Foreign investors face a maze

Foreign investment in Iran would require due diligence far beyond normal commercial screening. Banks would need clarity on permitted transactions. Insurers would need to understand exposure. Shipping companies would need to know which ports, operators and intermediaries are allowed. Corporate lawyers would need to distinguish lifted sanctions, waived sanctions, suspended enforcement and still-prohibited dealings.

The reported reconstruction or investment-fund concept adds another layer. If large sums are pledged but not deployed, the announcement may create expectations without real cash. If money is deployed through Iranian entities, the question becomes who controls the projects.

Households may not feel gains quickly

Sanctions relief can improve macro conditions, but households may not immediately benefit. Inflation, currency instability, corruption, political allocation and weak transparency can all dilute the effect. Relief can help state institutions and connected companies before wages, jobs and consumer prices improve.

That is why the business story is not simply “Iran wins.” The more precise story is that sanctions relief creates winners and gatekeepers. Some will be households and legitimate firms. Some may be powerful institutions already positioned to capture contracts.

What to watch

The next business signals are official Treasury guidance, oil-waiver documents, bank compliance notices, shipping authorizations, investment-fund structure, and whether European or Gulf companies show willingness to enter Iran despite IRGC exposure.

Until those details are public, companies should treat the Iran opening as politically important but legally hazardous.
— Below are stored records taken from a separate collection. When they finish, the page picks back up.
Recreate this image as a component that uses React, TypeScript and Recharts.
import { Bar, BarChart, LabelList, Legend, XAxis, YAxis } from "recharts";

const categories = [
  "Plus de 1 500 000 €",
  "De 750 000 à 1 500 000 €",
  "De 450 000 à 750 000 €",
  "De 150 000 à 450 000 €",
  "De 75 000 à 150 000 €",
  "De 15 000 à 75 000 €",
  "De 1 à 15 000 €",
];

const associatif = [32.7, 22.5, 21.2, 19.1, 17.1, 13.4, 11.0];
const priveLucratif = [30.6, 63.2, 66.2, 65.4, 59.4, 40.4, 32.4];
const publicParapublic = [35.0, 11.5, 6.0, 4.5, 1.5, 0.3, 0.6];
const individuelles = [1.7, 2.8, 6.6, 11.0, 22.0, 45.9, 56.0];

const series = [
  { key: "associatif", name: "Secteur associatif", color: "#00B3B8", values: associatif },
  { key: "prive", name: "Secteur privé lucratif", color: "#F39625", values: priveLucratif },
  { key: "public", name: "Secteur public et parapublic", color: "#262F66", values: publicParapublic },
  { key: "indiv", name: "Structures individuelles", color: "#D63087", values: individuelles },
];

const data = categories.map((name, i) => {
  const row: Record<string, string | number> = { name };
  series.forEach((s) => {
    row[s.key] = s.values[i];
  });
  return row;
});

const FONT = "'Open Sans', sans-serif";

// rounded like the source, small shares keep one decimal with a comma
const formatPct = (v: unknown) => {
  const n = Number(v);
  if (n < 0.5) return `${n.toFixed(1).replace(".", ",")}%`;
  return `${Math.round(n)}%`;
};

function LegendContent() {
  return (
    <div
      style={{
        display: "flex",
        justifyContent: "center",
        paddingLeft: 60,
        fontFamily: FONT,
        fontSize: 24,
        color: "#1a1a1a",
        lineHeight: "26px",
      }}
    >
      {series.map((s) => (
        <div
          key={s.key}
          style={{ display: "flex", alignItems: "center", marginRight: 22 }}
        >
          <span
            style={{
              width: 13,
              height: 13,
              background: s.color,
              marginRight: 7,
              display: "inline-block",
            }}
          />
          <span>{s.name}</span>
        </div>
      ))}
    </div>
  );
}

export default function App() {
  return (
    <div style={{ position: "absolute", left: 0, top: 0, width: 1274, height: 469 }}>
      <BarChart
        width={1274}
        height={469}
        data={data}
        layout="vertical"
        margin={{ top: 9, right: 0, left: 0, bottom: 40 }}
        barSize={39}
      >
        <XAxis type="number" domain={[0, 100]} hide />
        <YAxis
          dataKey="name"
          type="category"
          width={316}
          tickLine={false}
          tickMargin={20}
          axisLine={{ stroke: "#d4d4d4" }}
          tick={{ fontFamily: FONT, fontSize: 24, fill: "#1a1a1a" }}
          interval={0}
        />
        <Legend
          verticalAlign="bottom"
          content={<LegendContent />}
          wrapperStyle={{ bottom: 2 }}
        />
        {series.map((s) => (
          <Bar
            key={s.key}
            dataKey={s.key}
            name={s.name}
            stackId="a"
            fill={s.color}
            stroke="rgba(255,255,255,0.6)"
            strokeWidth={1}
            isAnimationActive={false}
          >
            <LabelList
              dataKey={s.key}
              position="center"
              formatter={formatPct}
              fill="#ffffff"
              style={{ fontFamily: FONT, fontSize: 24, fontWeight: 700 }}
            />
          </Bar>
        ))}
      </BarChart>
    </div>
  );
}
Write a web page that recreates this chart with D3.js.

A deal can change the risk map, but it does not erase sanctions law overnight.

Additional Reporting By: Reuters; U.S. Treasury sanctions materials; International Atomic Energy Agency context; CGN News business-risk review.

What This Means

The economic question is not only whether sanctions relief helps Iran, but who inside Iran captures the benefit first.

Readers should watch Treasury guidance, bank compliance decisions and whether foreign companies can enter Iran without exposure to sanctioned IRGC-linked networks.